If cases of systemic corruption have been demonstrated, and this possibility has not been catered for in the design of legislative provisions and associated practices pertaining to whistleblower disclosures and protection, then those practices and that PID Act may be showing insincerity by the jurisdiction that established and implemented that legislation and those practices. Queensland’s history of:
- the Fitzgerald Inquiry (police);
- the Davies Inquiry (health care);
- the Matthew’s Inquiry (mining);
- the Commissions of Inquiry into dam operations and flooding (engineering)
- the Heiner, Forde and Carmody Inquiries (children in care, justice, protection of official records);
- the Senate Inquiry into Unresolved Whistleblower Cases (reprisals against whistleblower); and
- the Connolly/Ryan Inquiry (watchdog regulators)
… amongst other inquiries, may not justify assumptions that the watchdogs are properly performing their roles. This history of these inquiries may not justify the assumption that agencies are well intentioned towards public interest disclosures and towards those who make such disclosures.
Insincerity has the character of dishonesty, according to the Oxford Dictionary. This is the allegation that may be reasonably made, QWAG submits, about the Public Interest Disclosures Act 2010 (Qld).
Some noteworthy points about the legislation at the time of writing (December 2016) include:
s3(b) asserts that an objective of the legislation was ‘to ensure that public interest disclosures are properly assessed and, when appropriate, properly investigated and dealt with’. That ‘assessment’ step is where, it is alleged, that agencies and watchdog regulators may have intercepted and prevented prima facie allegations going to an investigation and resolution.
s12(1) (d) allows any person, not just a public official, to make disclosures of alleged reprisals, other conditions being met.
S12(1)(a) and s13(c) allow any person to disclose danger to health and safety only of a person with a disability, not to any person.

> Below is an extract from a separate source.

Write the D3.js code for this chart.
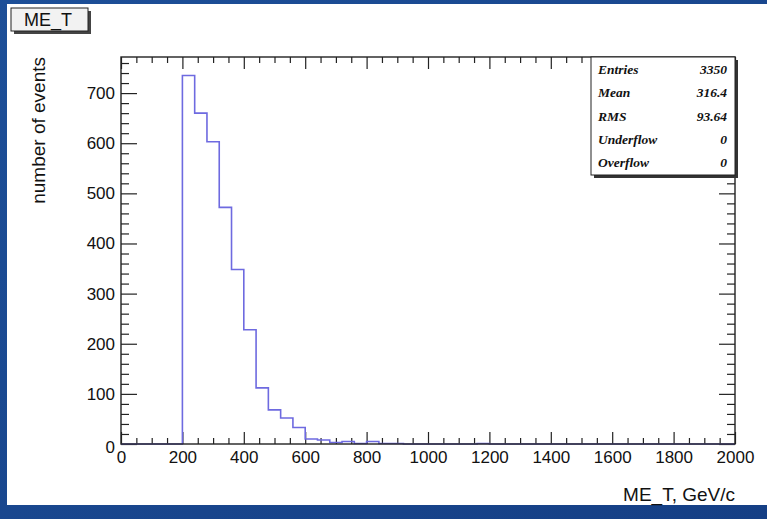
<!DOCTYPE html>
<meta charset="utf-8">
<script src="https://d3js.org/d3.v7.min.js"></script>
<style>
  body { margin: 0; }
  svg text { font-family: "Liberation Sans", Arial, sans-serif; }
</style>
<div class="chart"></div>
<script>
  // histogram of ME_T, 50 bins of 40 GeV from 0 to 2000
  const binLow = d3.range(0, 2000, 40);
  const counts = [0, 0, 0, 0, 0,
                  735, 660, 603, 472, 348, 228, 112, 68, 52, 33,
                  10, 8, 3, 5, 1, 5, 1, 1, 0, 0,
                  0, 0, 0, 0, 1, 0, 0, 0, 0, 0,
                  0, 0, 0, 0, 0, 0, 0, 0, 0, 0,
                  0, 0, 0, 0, 0];
  const xMajor = [0, 200, 400, 600, 800, 1000, 1200, 1400, 1600, 1800, 2000];
  const yMajor = [0, 100, 200, 300, 400, 500, 600, 700];
  const statNames = ["Entries", "Mean", "RMS", "Underflow", "Overflow"];
  const statValues = ["3350", "316.4", "93.64", "0", "0"];

  const width = 767, height = 519;
  const svg = d3.select('.chart').append('svg')
                .attr('width', width)
                .attr('height', height);

  // slide background
  const grad = svg.append('defs').append('linearGradient')
                  .attr('id', 'bg').attr('x1', 0).attr('y1', 0).attr('x2', 1).attr('y2', 1);
  grad.append('stop').attr('offset', 0).attr('stop-color', '#1d4f98');
  grad.append('stop').attr('offset', 1).attr('stop-color', '#153f85');
  svg.append('rect').attr('width', width).attr('height', height).attr('fill', 'url(#bg)');
  svg.append('rect').attr('x', 7).attr('y', 4).attr('width', 760).attr('height', 501).attr('fill', '#fff');

  const pLeft = 121, pRight = 735, pTop = 57, pBottom = 444;
  const x = d3.scaleLinear().domain([0, 2000]).range([pLeft, pRight]);
  const y = d3.scaleLinear().domain([0, 772]).range([pBottom, pTop]);

  const xMinor = d3.range(0, 2001, 50).filter(v => v % 200 !== 0);
  const yMinor = d3.range(0, 772, 20).filter(v => v % 100 !== 0);

  function styleAxis(g) {
    g.select('.domain').remove();
    g.selectAll('line').attr('stroke', '#222').attr('stroke-width', 1.2);
  }

  // bottom
  svg.append('g').attr('transform', `translate(0,${pBottom})`)
     .call(d3.axisBottom(x).tickValues(xMinor).tickSize(-6).tickFormat(''))
     .call(styleAxis);
  svg.append('g').attr('transform', `translate(0,${pBottom})`)
     .call(d3.axisBottom(x).tickValues(xMajor).tickSize(-12).tickPadding(7).tickFormat(d3.format('d')))
     .call(styleAxis)
     .selectAll('text').attr('font-size', 17).attr('fill', '#111');
  // top
  svg.append('g').attr('transform', `translate(0,${pTop})`)
     .call(d3.axisTop(x).tickValues(xMinor).tickSize(-6).tickFormat(''))
     .call(styleAxis);
  svg.append('g').attr('transform', `translate(0,${pTop})`)
     .call(d3.axisTop(x).tickValues(xMajor).tickSize(-12).tickFormat(''))
     .call(styleAxis);
  // left
  svg.append('g').attr('transform', `translate(${pLeft},0)`)
     .call(d3.axisLeft(y).tickValues(yMinor).tickSize(-8).tickFormat(''))
     .call(styleAxis);
  const yAx = svg.append('g').attr('transform', `translate(${pLeft},0)`)
     .call(d3.axisLeft(y).tickValues(yMajor).tickSize(-16).tickPadding(6).tickFormat(d3.format('d')))
     .call(styleAxis);
  yAx.selectAll('text').attr('font-size', 17).attr('fill', '#111');
  // the zero label sits a little low, as in the original
  yAx.selectAll('.tick').filter(d => d === 0).select('text').attr('dy', '0.5em');
  // right
  svg.append('g').attr('transform', `translate(${pRight},0)`)
     .call(d3.axisRight(y).tickValues(yMinor).tickSize(-8).tickFormat(''))
     .call(styleAxis);
  svg.append('g').attr('transform', `translate(${pRight},0)`)
     .call(d3.axisRight(y).tickValues(yMajor).tickSize(-16).tickFormat(''))
     .call(styleAxis);

  // histogram outline
  const pts = binLow.map((b, i) => [b, counts[i]]);
  pts.push([2000, counts[counts.length - 1]]);
  const line = d3.line().x(d => x(d[0])).y(d => y(d[1])).curve(d3.curveStepAfter);
  svg.append('path').datum(pts)
     .attr('d', line)
     .attr('fill', 'none')
     .attr('stroke', '#6e6ae0')
     .attr('stroke-width', 1.6);

  // frame
  svg.append('rect')
     .attr('x', pLeft).attr('y', pTop).attr('width', pRight - pLeft).attr('height', pBottom - pTop)
     .attr('fill', 'none').attr('stroke', '#222').attr('stroke-width', 1.4);

  // axis titles
  svg.append('text')
     .attr('transform', `translate(45,${pTop}) rotate(-90)`)
     .attr('text-anchor', 'end')
     .attr('font-size', 19)
     .attr('fill', '#111')
     .text('number of events');
  svg.append('text')
     .attr('x', pRight).attr('y', 501)
     .attr('text-anchor', 'end')
     .attr('font-size', 19)
     .attr('fill', '#111')
     .text('ME_T, GeV/c');

  // title box
  svg.append('rect').attr('x', 14).attr('y', 11).attr('width', 77).attr('height', 23).attr('fill', '#444');
  svg.append('rect').attr('x', 11).attr('y', 8).attr('width', 77).attr('height', 23)
     .attr('fill', '#f2f2f2').attr('stroke', '#222').attr('stroke-width', 1);
  svg.append('text').attr('x', 48).attr('y', 26).attr('text-anchor', 'middle')
     .attr('font-size', 18).attr('fill', '#111').text('ME_T');

  // stats box
  const sx = 591, sy = 57, sw = 144, sh = 118;
  svg.append('rect').attr('x', sx + 3).attr('y', sy + 3).attr('width', sw).attr('height', sh).attr('fill', '#333');
  svg.append('rect').attr('x', sx).attr('y', sy).attr('width', sw).attr('height', sh)
     .attr('fill', '#fff').attr('stroke', '#222').attr('stroke-width', 1);
  const rowY = d3.scalePoint().domain(statNames).range([sy + 13, sy + 106]);
  const rows = svg.append('g').selectAll('g').data(statNames).enter().append('g');
  rows.append('text')
      .attr('x', sx + 7).attr('y', d => rowY(d) + 4)
      .style('font-family', '"Liberation Serif", "DejaVu Serif", serif')
      .attr('font-style', 'italic').attr('font-weight', 'bold')
      .attr('font-size', 13.5).attr('fill', '#111')
      .text(d => d);
  rows.append('text')
      .attr('x', sx + sw - 8).attr('y', d => rowY(d) + 4)
      .attr('text-anchor', 'end')
      .style('font-family', '"Liberation Serif", "DejaVu Serif", serif')
      .attr('font-style', 'italic').attr('font-weight', 'bold')
      .attr('font-size', 13.5).attr('fill', '#111')
      .text((d, i) => statValues[i]);
</script>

That is a restriction compared to the national legislation which allows any person to disclose a danger to the health and safety of anyone, not just a disabled person.
s30 facilitates the refusal of investigations, such that a purported object of the PID Act is thereby readily avoided. A principal clause for facilitating such an avoidance is s30(1)(a) where any previous ‘appropriate process’ that ‘dealt’ with the disclosure has been effected. This earlier process is usually the agency response, which can be marked by a lack of thoroughness, a lack of fairness, and/or a lack of impartially. The Ombudsman Office has not accepted disclosures until they have been processed by the agency, and the crime commissions have referred disclosures made to those commissions about the agency back to the agency to process. The disclosures are corralled back to the agency who conducted the first process, and then that agency’s first process can be used to deny a proper investigation.

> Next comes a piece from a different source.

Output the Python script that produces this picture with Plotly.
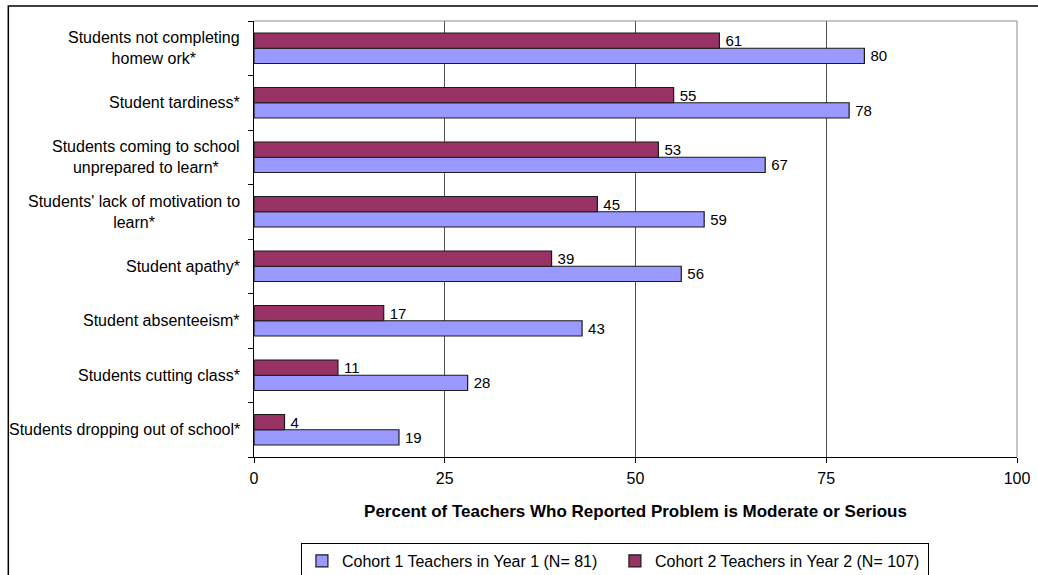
import plotly.graph_objects as go

# Problem categories, listed bottom to top of the chart
categories = [
    "Students dropping out of school*",
    "Students cutting class*",
    "Student absenteeism*",
    "Student apathy*",
    "Students' lack of motivation to<br>learn*",
    "Students coming to school<br>unprepared to learn*",
    "Student tardiness*",
    "Students not completing<br>homew ork*",
]
cohort1_year1 = [19, 28, 43, 56, 59, 67, 78, 80]
cohort2_year2 = [4, 11, 17, 39, 45, 53, 55, 61]
series_names = ["Cohort 1 Teachers in Year 1 (N= 81)", "Cohort 2 Teachers in Year 2 (N= 107)"]
x_ticks = [0, 25, 50, 75, 100]

ARIAL = "Liberation Sans, Arial, sans-serif"

fig = go.Figure()
for name, vals, color in [
    (series_names[0], cohort1_year1, "#9999FF"),
    (series_names[1], cohort2_year2, "#993366"),
]:
    fig.add_trace(go.Bar(
        y=categories, x=vals, name=name, orientation="h",
        marker=dict(color=color, line=dict(color="#1a1a1a", width=1.2)),
        text=vals, texttemplate="\u2009%{x}", textposition="outside",
        cliponaxis=False, constraintext="none",
        textfont=dict(family=ARIAL, size=15, color="black"),
    ))

# category labels drawn as centred multi-line text, right aligned to the axis
for c in categories:
    fig.add_annotation(
        x=-0.0157, xref="paper", y=c, yref="y", text=c, showarrow=False,
        xanchor="right", align="center",
        font=dict(family=ARIAL, size=16, color="black"),
    )

# plot-area border (top/right) and outer frame
fig.add_shape(type="path", xref="paper", yref="paper",
              path="M 0 1 L 1 1 L 1 0", line=dict(color="#8c8c8c", width=1))
fig.add_shape(type="path", xref="paper", yref="paper",
              path="M -0.322 -0.4 L -0.322 1.0344 L 1.1 1.0344",
              line=dict(color="black", width=1.5))

fig.update_layout(
    width=1038, height=575,
    margin=dict(l=254, r=21, t=21, b=118),
    paper_bgcolor="white", plot_bgcolor="white",
    barmode="group", bargap=0.44, bargroupgap=0,
    showlegend=True,
    legend=dict(
        orientation="h", x=0.0615, xanchor="left",
        yref="container", y=0.0557, yanchor="top",
        entrywidth=268,
        bordercolor="black", borderwidth=1,
        font=dict(family=ARIAL, size=16, color="black"),
    ),
    xaxis=dict(
        range=[0, 100], tickvals=x_ticks, ticks="outside", ticklen=5,
        tickcolor="black", showline=True, linecolor="black", linewidth=1,
        showgrid=True, gridcolor="#505050", gridwidth=1, zeroline=False,
        automargin=False, ticklabelstandoff=2,
        tickfont=dict(family=ARIAL, size=16, color="black"),
        title=dict(text="<b>Percent of Teachers Who Reported Problem is Moderate or Serious</b>",
                   font=dict(family=ARIAL, size=17, color="black"), standoff=18),
    ),
    yaxis=dict(
        showticklabels=False, ticks="outside", ticklen=5, tickcolor="black",
        tickson="boundaries", showline=True, linecolor="black", linewidth=1,
        showgrid=False, automargin=False,
    ),
)

fig.write_html("out.html")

S 30(2) requires that written reasons be given to the whistleblower for decisions made on that first process (and subsequent processes). The abuse of this requirement by agencies, and the acceptance of the breach of this rule by watchdog authorities, is the principal demonstration that the clauses of the PID Act can be simply ignored by the agencies and the watchdogs– either a document giving decisions can be produced or it cannot be produced. Such blatant breaches of the Act render the agency’s first process an inappropriate process, where the PID Act intended that an ‘appropriate process’ be both provided by the agency and enforced by the regulatory watchdogs.
S32(5) places disclosures made to the crime commission outside of the provisions of this PID Act. Disclosures made to the crime commission are managed under the legislation directing the operations of the crime commission.
s34 sets out that a member of Parliament (the Legislative Assembly) has no role in investigating any disclosure made to the member of Parliament, for the purposes of the PID Act. The effect again may be perceived to be corralling any disclosure back to the agencies against whom the public interest disclosure has been made.
s36 Immunity from liability – ‘a person who makes a public interest disclosure is not subject to any civil or criminal liability or any liability arising by way of administrative process, including disciplinary action, for making the disclosure’. This provision, however, may recently have been interpreted by lawyers in various capacities as not extending to disciplinary procedures available through arms of the executive. The immunity against discipline may now have been interpreted to refer only to agency disciplinary proceedings against the employees of that agency. If the employee or person is a member of a profession which needs to be registered under a law of Queensland, and that registration body has powers of discipline over registered professionals, then the immunity s36 may not apply. It may have been proposed and implemented that such disciplinary processes are neither civil nor criminal nor administrative in nature, and thus avoids the protections provided by s36.
s43 provides for vicarious liability of the public sector entity for reprisals made against whistleblowers. This is important. It enables the whistleblower to take civil action against the agency, rather than or as well as against a public servant(s) of modest means. S43(2), however, allows the agency to escape that liability if the agency can prove, ‘on the balance of probabilities, that the public sector entity took reasonable steps to prevent the employee’ from effecting the alleged reprisal. The term, ‘reasonable steps’, like ‘reasonable management action’ (s45) is nowhere defined in the PID Act. As with earlier comments, the structure of this section does not contemplate the systemically corrupt agency where it is the corrupted agency that is reprising the whistleblower. In the latter situation, where contributions to the reprisal may allegedly have come from the supervisor, the HR manager, the agency investigation officer, a general manager and other actors in the agency’s corporate framework, the number of individuals against whom the whistleblower may need to initiate proceedings exposes the whistleblower to very wide legal preparations. Such legal preparations place the whistleblower at considerable risk of financial ruin if the action is lost and costs are incurred for defending counsel for all of the individuals named.
s58 appoints the Office of the Ombudsman as the oversight agency. This fight was fought and lost by QWAG when the Ombudsman Office relieved the Public Service Commission [PSC] of this responsibility. The PSC is also subject to allegations, but the PSC showed signs of effort at integrity that may not have been seen amongst the actions of the Office of the Ombudsman:
- The PSC referred allegations of suspected official misconduct to the crime commissions, something that the Office of the Ombudsman/Office of the Information Commissioner may not to have done allegedly on many occasions, despite the apparent obligation to do so as stated by the crime commission;
- Officers in high positions in the PSC may have been disciplined for alleged improper conduct or behaviour with respect to disclosures and reprisals; and
- Allegations of wrongdoing by the PSC may have been made about the decisions of officers imported into the PSC for particular hearings, officers who had held office in other watchdogs. Complaints against such decisions have been rejected by the PSC.